Many smaller and newer businesses will not be able to get the EV certificates because rules for verifying them have yet to be written.
And the green bar only appears when there’s a transaction or login – such as entering a credit card number or password. The address bar might remain white while visiting the home page of a merchant with EV certification.
The appearance of the green bar should tell visitors that the merchant does exist and operates at the location it says it does, though it doesn’t validate its quality of service.
Browser makers and certificate issuers have been working on the EV system for nearly two years partly to address the rise of “phishing” scams in which Web sites try to mimic legitimate businesses to steal passwords and other sensitive data.
Anti-piracy raid nabs 870:
Authorities have seized nearly 5 million pirated discs and arrested 870 people in a two-month anti-piracy operation in about a dozen Asia-Pacific nations.
Operation Trident involved 1,874 raids by national law enforcement agencies, according to the Motion Picture Association, which coordinated the operation in December and January.
The raids targeted pirate production facilities, pirated optical discs from street vendors, retail shops and markets; and the exporters of pirated DVDs and video CDs, the group said.

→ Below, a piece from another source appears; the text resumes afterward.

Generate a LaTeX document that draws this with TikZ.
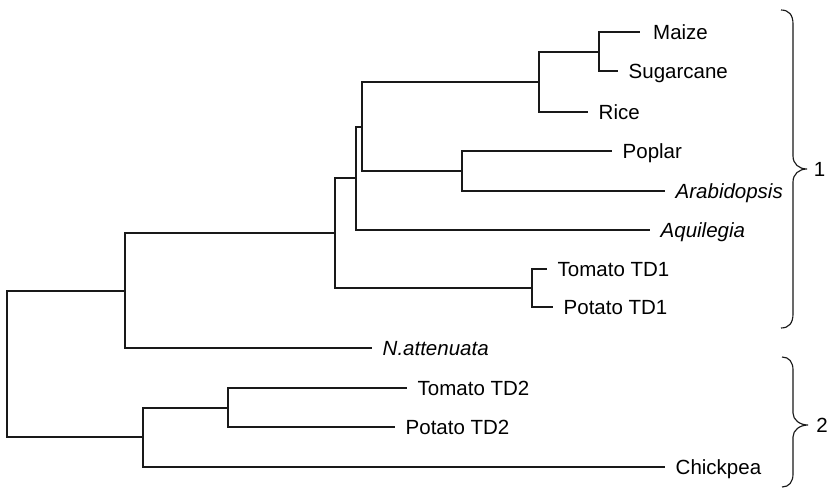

Illegal copying of music, movies and software is a costly problem in China, Malaysia, Thailand and other Asian countries, where manufacturers and legitimate sellers lose billions of dollars to piracy.
Singapore to play host to game convention:
Video-game developers, manufacturers, publishers and players from around the world will gather in Singapore in September for a convention expected to be the region’s largest.
Games Convention Asia, which starts Sept. 6, will address the development needs of Asia’s rapidly growing digital interactive gaming industry, which is expected to triple in value to $7.5 billion by 2008, according to the convention’s organizers.
Western companies must adapt to differences in the Asian market to take advantage of the potential business here, said Chris Thompson, Asia vice president of Electronic Arts Inc., one of the advisers to the convention. Thompson said Asian gamers tend to value being online and being mobile – the social aspects of gaming.